Matthew Pinsent Bio - Biography

Name Matthew Pinsent
Height 6 ft 5 in
Naionality English
Date of Birth 10-October-1970
Place of Birth Holt, Norfolk, England
Famous for Rower
Matthew Pinsent is an English rower and broadcaster. During his rowing career, he won 10 world championship gold medals and four consecutive Olympic gold medals, of which three were with Sir Steve Redgrave. Since retiring, he has worked as a sports broadcaster with the BBC. In 1990, while still at Oxford, he joined Steve Redgrave in the coxless pair at the World Rowing Championships – winning bronze. This was the beginning of a long partnership, and the pair won at the World Championships in 1991, and at the Olympic Games in 1992 and 1996.
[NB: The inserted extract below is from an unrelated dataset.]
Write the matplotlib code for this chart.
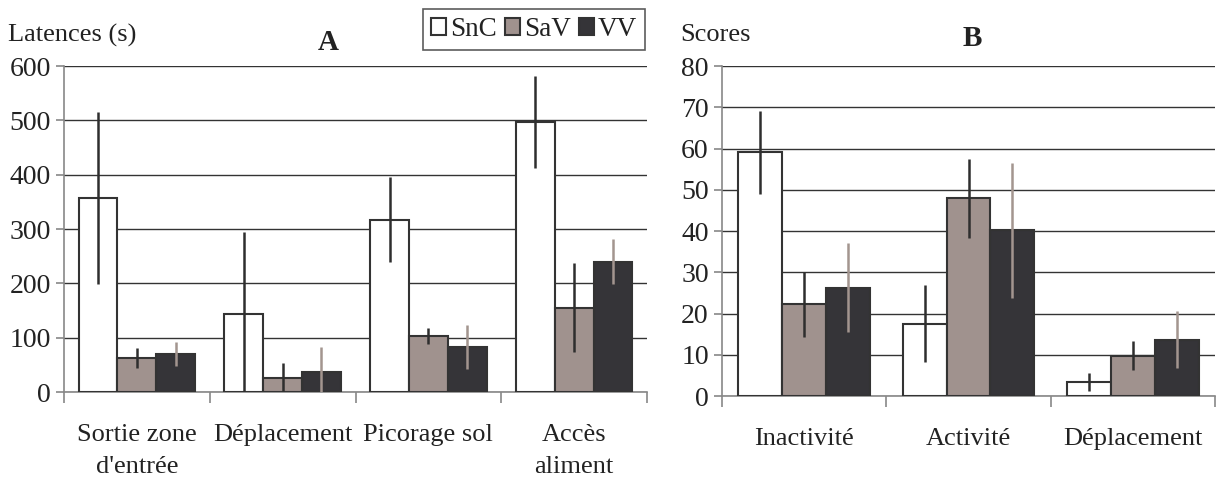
import numpy as np
import matplotlib.pyplot as plt

plt.rcParams['font.family'] = ['Liberation Serif', 'DejaVu Serif']

groups = ["SnC", "SaV", "VV"]

# panel A : latences (s)
cats_a = ["Sortie zone\nd'entrée", "Déplacement", "Picorage sol", "Accès\naliment"]
snc_a = [357, 144, 317, 497]
sav_a = [63, 26, 103, 155]
vv_a = [70, 37, 83, 240]
snc_a_err = [159, 150, 78, 85]
sav_a_err = [18, 27, 14, 82]
vv_a_err = [22, 46, 40, 42]

# panel B : scores
cats_b = ["Inactivité", "Activité", "Déplacement"]
snc_b = [59.1, 17.5, 3.4]
sav_b = [22.2, 47.9, 9.8]
vv_b = [26.3, 40.2, 13.6]
snc_b_err = [10.1, 9.3, 2.1]
sav_b_err = [7.9, 9.5, 3.5]
vv_b_err = [10.9, 16.4, 6.9]

fills = ['white', '#a0928e', '#353438']
err_cols = ['#2e2e2e', '#2e2e2e', '#a3958f']
edge = '#333333'
txt = '#222222'
w = 0.8 / 3

W, H = 1216, 478
fig = plt.figure(figsize=(W / 100, H / 100), dpi=100)
axA = fig.add_axes([64 / W, 1 - 392 / H, 583 / W, 326 / H])
axB = fig.add_axes([722 / W, 1 - 396 / H, 493 / W, 330 / H])


def draw(ax, cats, vals, errs, ymax, step):
    x = np.arange(len(cats))
    handles = []
    for i, (v, e) in enumerate(zip(vals, errs)):
        b = ax.bar(x + (i - 1) * w, v, w, color=fills[i], edgecolor=edge, linewidth=1.5,
                   yerr=e, error_kw=dict(ecolor=err_cols[i], elinewidth=1.8, capsize=0),
                   label=groups[i], zorder=3)
        handles.append(b)
    ax.set_xlim(-0.5, len(cats) - 0.5)
    ax.set_ylim(0, ymax)
    ax.set_yticks(np.arange(0, ymax + 1, step))
    ax.yaxis.grid(True, color='#333333', linewidth=1)
    ax.set_axisbelow(True)
    ax.set_xticks(np.arange(len(cats) + 1) - 0.5)
    ax.set_xticklabels([])
    ax.set_xticks(x, cats, minor=True)
    ax.tick_params(axis='x', which='major', length=8, color='#888888', width=1.2)
    ax.tick_params(axis='x', which='minor', length=0, pad=23, labelsize=19, labelcolor=txt)
    ax.tick_params(axis='y', length=6, color='#888888', width=1.2, labelsize=20, labelcolor=txt)
    for s in ['top', 'right']:
        ax.spines[s].set_visible(False)
    for s in ['left', 'bottom']:
        ax.spines[s].set_color('#888888')
        ax.spines[s].set_linewidth(1.2)
    for lab in ax.get_xticklabels(minor=True):
        lab.set_linespacing(1.6)
        lab.set_verticalalignment('top')
    return handles


hA = draw(axA, cats_a, [snc_a, sav_a, vv_a], [snc_a_err, sav_a_err, vv_a_err], 600, 100)
draw(axB, cats_b, [snc_b, sav_b, vv_b], [snc_b_err, sav_b_err, vv_b_err], 80, 10)

fig.text(8 / W, 1 - 35 / H, "Latences (s)", fontsize=19, color=txt, va='center')
fig.text(328 / W, 1 - 42 / H, "A", fontsize=21, fontweight='bold', color=txt, ha='center', va='center')
fig.text(680 / W, 1 - 35 / H, "Scores", fontsize=19, color=txt, va='center')
fig.text(972 / W, 1 - 38 / H, "B", fontsize=21, fontweight='bold', color=txt, ha='center', va='center')

leg = fig.legend(handles=hA, labels=groups, loc='upper right', bbox_to_anchor=(645 / W, 1 - 9 / H),
                 ncol=3, fontsize=19.5, frameon=True, fancybox=False, handlelength=0.55,
                 handleheight=0.55, handletextpad=0.15, columnspacing=0.3, borderpad=0.3,
                 borderaxespad=0)
leg.get_frame().set_edgecolor('#333333')
leg.get_frame().set_linewidth(1.2)
for t in leg.get_texts():
    t.set_color(txt)

fig.savefig("out.png", dpi=100)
In 2000 he won Olympic gold again as part of a coxless four with Redgrave, James Cracknell and Tim Foster. In August 2000, the month prior to winning gold in Sydney, he took part in a 3-part BBC documentary entitled Gold Fever. This followed the coxless four team in the years leading up to the Olympics, including video diaries recording the highs and lows in the quest for what would be Pinsent's third consecutive gold. Pinsent and Cracknell then formed a men's coxless pair and won the coxless and coxed pairs (with Neil Chugani coxing) in the 2001 World Championships and the coxless pair in 2002. However, after a disappointing 2003 season that saw Pinsent's first World Championships defeat since 1990, he and Cracknell moved to the men's coxless four for 2004. At the 2004 Summer Olympics in Athens, Pinsent's fourth Olympic Games, Pinsent stroked the boat, with Cracknell, Ed Coode and Steve Williams. In a close race with world champions Canada, they again won gold.
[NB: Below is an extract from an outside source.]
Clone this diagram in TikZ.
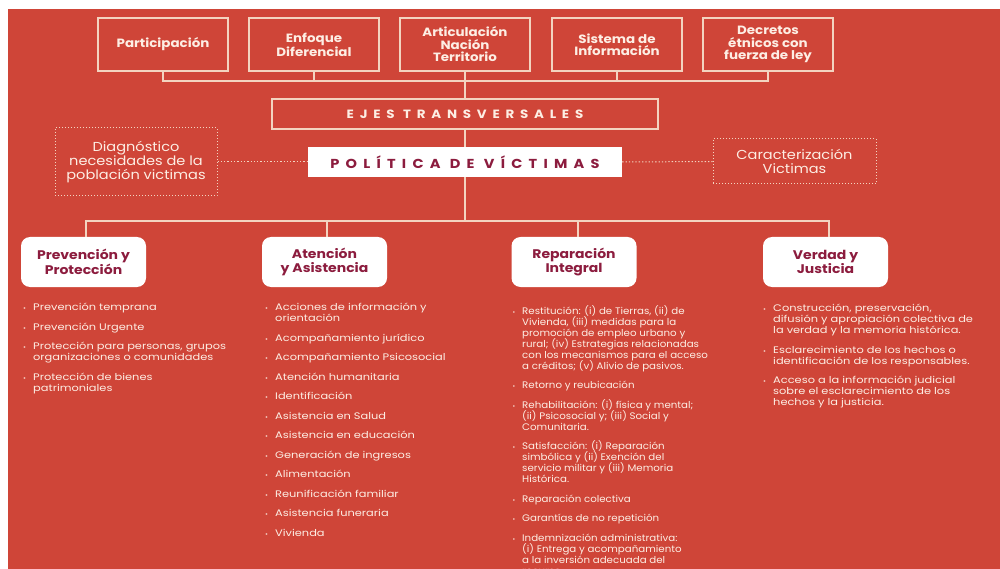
\documentclass[tikz,border=0pt]{standalone}
\usepackage{fontspec}
\setmainfont{Poppins}[FakeStretch=1.12]
\newfontfamily\spacedfont{Poppins}[LetterSpace=48,FakeStretch=1.12]
\newfontfamily\lista{Poppins}[FakeStretch=1.2]
\newfontfamily\listb{Poppins}[FakeStretch=1.08]
\definecolor{bg}{RGB}{207,69,56}
\definecolor{ln}{RGB}{243,212,192}
\definecolor{tx}{RGB}{253,238,228}
\definecolor{mr}{RGB}{140,28,62}
\newcommand\bl{\strut\llap{{\fontsize{6}{6}\selectfont\textbullet}\hspace{7pt}}}
\newcommand\nols{\lineskiplimit=-20pt\relax\lineskip=0pt\relax}
\newcommand\lfonta{\lista\fontsize{9.5}{11}\selectfont\nols}
\newcommand\lfontb{\listb\fontsize{9.5}{11}\selectfont\nols}
\begin{document}
\begin{tikzpicture}[x=1pt,y=-1pt,
  topbox/.style={draw=ln, line width=1.3pt, minimum width=130pt, minimum height=53pt, align=center, text=tx, font=\fontsize{12}{12.5}\selectfont\bfseries, inner sep=2pt},
  conn/.style={draw=ln, line width=1.3pt},
  dotbox/.style={draw=ln, dotted, line width=1pt, align=center, text=tx, font=\fontsize{13}{14}\selectfont, inner sep=2pt},
  catbox/.style={fill=white, rounded corners=9pt, minimum width=125pt, minimum height=50pt, align=center, text=mr, font=\fontsize{12.5}{13.5}\selectfont\bfseries},
  lst/.style={anchor=north west, inner sep=0pt, align=left, text=tx},
  lfa/.style={font=\lfonta},
  lfb/.style={font=\lfontb}]
\useasboundingbox (0,0) rectangle (1000,569);
\fill[white] (0,0) rectangle (1000,569);
\fill[bg] (8,9) rectangle (1000,569);

% top boxes
\node[topbox] (b1) at (163,44.5) {Participación};
\node[topbox] (b2) at (314,44.5) {Enfoque\\Diferencial};
\node[topbox] (b3) at (465,44.5) {Articulación\\Nación\\Territorio};
\node[topbox] (b4) at (617,44.5) {Sistema de\\Información};
\node[topbox] (b5) at (768,44.5) {Decretos\\étnicos con\\fuerza de ley};

\node[draw=ln, line width=1.3pt, minimum width=386pt, minimum height=30pt, text=tx, font=\spacedfont\fontsize{12}{13}\selectfont\bfseries] (ejes) at (465,114) {EJES TRANSVERSALES};
\node[fill=white, minimum width=314pt, minimum height=30pt, text=mr, font=\spacedfont\fontsize{13}{14}\selectfont\bfseries] (pol) at (465,162) {POLÍTICA DE VÍCTIMAS};

\node[dotbox, minimum width=162pt, minimum height=68pt] (diag) at (136,162) {Diagnóstico\\necesidades de la\\población victimas};
\node[dotbox, minimum width=163pt, minimum height=45pt] (car) at (794.5,161.5) {Caracterización\\Victimas};

\node[catbox] (c1) at (83.5,262) {Prevención y\\Protección};
\node[catbox] (c2) at (324.5,262) {Atención\\y Asistencia};
\node[catbox] (c3) at (574,262) {Reparación\\Integral};
\node[catbox] (c4) at (825.5,262) {Verdad y\\Justicia};

% connectors
\coordinate (tl) at (465,81);
\draw[conn] (b1.south) -- (b1.south |- tl) -- (b5.south |- tl) -- (b5.south);
\foreach \n in {b2,b3,b4} \draw[conn] (\n.south) -- (\n.south |- tl);
\draw[conn] (tl) -- (ejes.north);
\draw[conn] (ejes.south) -- (pol.north);
\draw[conn, dotted, line width=1pt] (diag.east) -- (pol.west);
\draw[conn, dotted, line width=1pt] (pol.east) -- (car.west);
\coordinate (ml) at (465,221);
\draw[conn] (pol.south) -- (ml);
\draw[conn] ([xshift=2.5pt]c1.north) -- ([xshift=2.5pt]c1.north |- ml) -- ([xshift=3.5pt]c4.north |- ml) -- ([xshift=3.5pt]c4.north);
\draw[conn] ([xshift=2.5pt]c2.north) -- ([xshift=2.5pt]c2.north |- ml);
\draw[conn] ([xshift=4pt]c3.north) -- ([xshift=4pt]c3.north |- ml);

% lists
\node[lst,lfa] (l1) at (33,303) {\bl Prevención temprana\\[8.5pt]
\bl Prevención Urgente\\[8.5pt]
\bl Protección para personas, grupos\\ organizaciones o comunidades\\[8.5pt]
\bl Protección de bienes\\ patrimoniales};

\node[lst,lfa] (l2) at (275,303) {\bl Acciones de información y\\ orientación\\[8.5pt]
\bl Acompañamiento jurídico\\[8.5pt]
\bl Acompañamiento Psicosocial\\[8.5pt]
\bl Atención humanitaria\\[8.5pt]
\bl Identificación\\[8.5pt]
\bl Asistencia en Salud\\[8.5pt]
\bl Asistencia en educación\\[8.5pt]
\bl Generación de ingresos\\[8.5pt]
\bl Alimentación\\[8.5pt]
\bl Reunificación familiar\\[8.5pt]
\bl Asistencia funeraria\\[8.5pt]
\bl Vivienda};

\node[lst,lfb] (l3) at (522,305) {\bl Restitución: (i) de Tierras, (ii) de\\ Vivienda, (iii) medidas para la\\ promoción de empleo urbano y\\ rural; (iv) Estrategias relacionadas\\ con los mecanismos para el acceso\\ a créditos; (v) Alivio de pasivos.\\[8.5pt]
\bl Retorno y reubicación\\[8.5pt]
\bl Rehabilitación: (i) física y mental;\\ (ii) Psicosocial y; (iii) Social y\\ Comunitaria.\\[8.5pt]
\bl Satisfacción: (i) Reparación\\ simbólica y (ii) Exención del\\ servicio militar y (iii) Memoria\\ Histórica.\\[8.5pt]
\bl Reparación colectiva\\[8.5pt]
\bl Garantías de no repetición\\[8.5pt]
\bl Indemnización administrativa:\\ (i) Entrega y acompañamiento\\ a la inversión adecuada del\\ recurso.};

\node[lst,lfa] (l4) at (773,304) {\bl Construcción, preservación,\\ difusión y apropiación colectiva de\\ la verdad y la memoria histórica.\\[8.5pt]
\bl Esclarecimiento de los hechos o\\ identificación de los responsables.\\[8.5pt]
\bl Acceso a la información judicial\\ sobre el esclarecimiento de los\\ hechos y la justicia.};
\end{tikzpicture}
\end{document}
Pinsent was elected to the International Olympic Committee's Athletics Commission in 2001, replacing Jan Zelezny. In 2004, at the Athens Olympics, Pinsent failed to secure re-election to the post, being replaced by Zelezny. The 6 feet 5 inches (1.96 m), 17 stone (110 kg) Pinsent had at one time the largest lung capacity recorded for a sportsman at 8.5 litres. This has since been surpassed by fellow rower Peter Reed who has been measured at 11.68 litres.